Обращая при чтении «Сыновей и любовников» внимание на такие аспекты, мы конструируем то, что можно назвать «подтекстом» произведения – текстом, который тянется сквозь него, становясь видимым в «симптоматических» точках неоднозначности, уклонения или избыточного акцента, и который читатели могут «написать», если этого не может роман. Любое произведение содержит, как минимум, один подтекст – возможно, и более, и в этом смысле можно говорить о них как о «бессознательном» произведения. Прозрения произведения, как это всегда бывает с литературой, тесно связаны с его слепотой: то, что не высказано и как не высказано, может быть столь же важно, как и высказанное. Мы не просто отвергаем или переворачиваем то, «что говорит роман», например доказывая, что Морел – настоящий герой, а его жена – злодейка. Точка зрения Пола не просто несостоятельна: его мать оказывается несравненно более богатым источником симпатии, чем отец. Мы, скорее, исследуем то, как такое положение замалчивается или подавляется, выискиваем условия, благодаря которым роман не равен самому себе. Другими словами, психоанализ способен на нечто большее, чем охота за фаллическими символами: он может рассказать нам, как формируется литературный текст, и обнаружить кое-что о смысле именного такой его формы.

Психоаналитическая литературная критика может быть в общих чертах разделена на четыре разновидности в зависимости от того, что избирается объектом внимания. Таким объектом может быть автор работы, содержание, формальная конструкция или читатель. Большинство психоаналитической критики можно отнести к первым двум разновидностям; они являются наиболее ограниченными и проблематичными. Психоанализ самого автора – всегда умозрительное занятие, и с такого же рода проблемой мы сталкиваемся, когда обсуждаем значимость авторского «замысла». Психоанализ содержания – комментирование бессознательной мотивации героев или психоаналитического значения событий и объектов в тексте – имеет некую ценность, но, подобно пресловутой охоте за фаллическими символами, довольно часто носит редукционистский характер. Спорадические вторжения самого Фрейда на поле искусства и литературы осуществлялись, главным образом, в рамках этих двух схем. Он написал увлекательную монографию о Леонардо да Винчи, эссе о статуе Микеланджело «Моисей» и несколько литературных разборов, среди которых выделяется анализ небольшого романа немецкого писателя Вильгельма Иенсена «Градива». Эти опыты содержат психоаналитические наблюдения над самим автором, над тем, как он обнаруживает себя в своей работе, а также выявление симптомов бессознательного в искусстве теми же методами, какими оно выявляется в жизни. В обоих случаях «материальность» произведения, его специфическое формальное строение оказываются за пределами интересов.
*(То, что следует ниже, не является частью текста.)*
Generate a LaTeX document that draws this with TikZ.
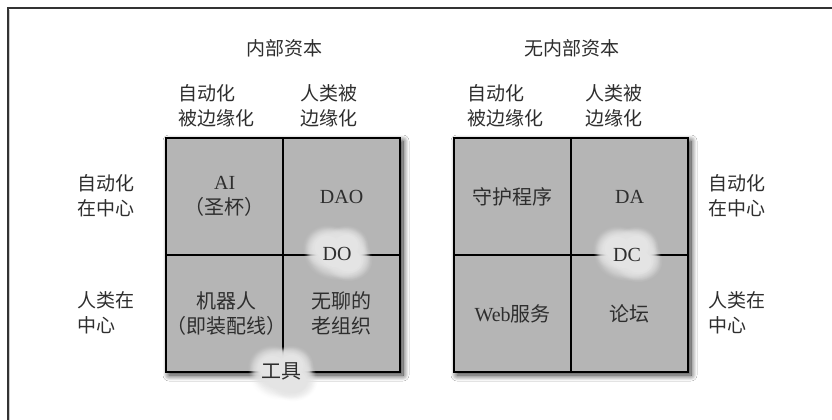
\documentclass[tikz,border=0pt]{standalone}
\usepackage{fontspec}
\setmainfont{Liberation Serif}
\newfontfamily\cjk{Noto Sans CJK SC}
\usetikzlibrary{shadows.blur,fadings}
\definecolor{cellgray}{HTML}{B5B5B5}
\definecolor{cloudc}{HTML}{E4E4E4}
\definecolor{txt}{HTML}{2E2E2E}
\tikzset{
  lbl/.style={align=left, text=txt, font=\cjk\fontsize{19}{25}\selectfont, inner sep=0, anchor=west},
  ttl/.style={text=txt, font=\cjk\fontsize{19}{25}\selectfont, inner sep=0},
  cell/.style={draw=black, line width=2.3pt, fill=cellgray, minimum width=117pt, minimum height=117pt, inner sep=0, anchor=north west, text=txt, align=center, font=\fontsize{20}{25}\selectfont},
  ctext/.style={text=txt, inner sep=0, font=\fontsize{20}{25}\selectfont},
  blob/.style={fill=cloudc, path fading=circle with fuzzy edge 20 percent},
  softblob/.style={fill=cloudc, fill opacity=0.3, path fading=circle with fuzzy edge 20 percent},
  gridshadow/.style={fill=cellgray, blur shadow={shadow xshift=4pt, shadow yshift=-4pt, shadow blur steps=12, shadow blur radius=6pt, shadow opacity=85}},
}
\newcommand\mypuff[4]{% x y rx ry
  \fill[blob] (#1,#2) ellipse ({#3*0.72} and {#4*0.72});
  \fill[softblob] (#1,#2) ellipse ({#3*0.82} and {#4*0.82});
  \fill[softblob] (#1,#2) ellipse ({#3*0.92} and {#4*0.92});
  \fill[softblob] (#1,#2) ellipse ({#3*1.02} and {#4*1.02});
  \fill[softblob] (#1,#2) ellipse ({#3*1.12} and {#4*1.12});
}
\newcommand\mycloud[2]{%
  \mypuff{#1}{#2}{30}{24}
  \mypuff{#1-10}{#2-6}{22}{20}
  \mypuff{#1+11}{#2+7}{22}{19}
  \mypuff{#1+9}{#2-8}{20}{18}
}
\begin{document}
\begin{tikzpicture}[x=1pt,y=-1pt]
\useasboundingbox (0,0) rectangle (832,420);
\fill[white] (0,0) rectangle (832,420);
% frame
\draw[line width=1.4pt, black!80] (8,421) -- (8,8) -- (833,8);
\draw[line width=0.8pt, black!20] (9.8,421) -- (9.8,9.8);

% titles
\node[ttl] (t1) at (284,48) {内部资本};
\node[ttl] (t2) at (572,48) {无内部资本};

% column heads
\node[lbl] (h1) at (178,106) {自动化\\被边缘化};
\node[lbl] (h2) at (300,106) {人类被\\边缘化};
\node[lbl] (h3) at (467,106) {自动化\\被边缘化};
\node[lbl] (h4) at (585,106) {人类被\\边缘化};

% row heads
\node[lbl] (r1) at (77,196) {自动化\\在中心};
\node[lbl] (r2) at (77,313) {人类在\\中心};
\node[lbl] (r3) at (708,196) {自动化\\在中心};
\node[lbl] (r4) at (708,313) {人类在\\中心};

% left grid
\fill[gridshadow] (165,137) rectangle (399,371);
\node[cell] (ai)  at (165,137) {AI\\{\cjk （圣杯）}};
\node[cell] (dao) at (282,137) {DAO};
\node[cell] (rob) at (165,254) {{\cjk 机器人}\\{\cjk （即装配线）}};
\node[cell] (old) at (282,254) {{\cjk 无聊的}\\{\cjk 老组织}};

% right grid
\fill[gridshadow] (453,137) rectangle (687,371);
\node[cell] (dmn) at (453,137) {{\cjk 守护程序}};
\node[cell] (da)  at (570,137) {DA};
\node[cell] (web) at (453,254) {Web{\cjk 服务}};
\node[cell] (frm) at (570,254) {{\cjk 论坛}};

% clouds
\mycloud{337}{253}
\mycloud{282}{373}
\mycloud{627}{254}
\node[ctext] (do) at (337,254) {DO};
\node[ctext] (tool) at (281,371) {\cjk 工具};
\node[ctext] (dc) at (627,255) {DC};
\end{tikzpicture}
\end{document}
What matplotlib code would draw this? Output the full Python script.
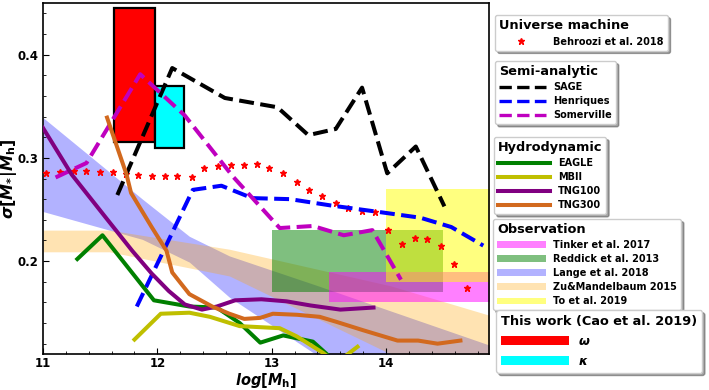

Столь же неадекватно самое известное высказывание Фрейда об искусстве – сравнение его с неврозом [141] . Он имел в виду, что художник, как и невротик, находится под давлением инстинктов необычайной силы, которые заставляют его обратиться от реальности к фантазии. Однако в отличие от других фантазёров художник знает, как переработать свои фантазии, придать им форму, смягчить так, чтобы сделать их приемлемыми для остальных людей – ведь мы, завистливые эгоисты по Фрейду, считаем чужие грёзы отталкивающими. Решающей в этой переработке и смягчении является сила художественной формы, которая позволяет читателю или зрителю испытать так называемое «предудовольствие», ослабить защиту от удовлетворённых желаний других и, таким образом, позволить на короткий момент освободиться от подавления и поместить запретное удовольствие в собственные бессознательные процессы. То же приблизительно верно в отношении теории Фрейда о шутках, отражённой в работе «Остроумие и его отношение к бессознательному» (1905): юмор выражает обычно цензурированный агрессивный или либидинальный импульс, поданный как социально приемлемый благодаря «форме» шутки, её остроте и игре слов.

141

См. эссе Фрейда: Creative Writers and Day-Dreaming // The Standard Edition of the Complete Psychological Works of Sigmund Freud / StracheyJ. (ed.). London, 1953-73.Vol. IX.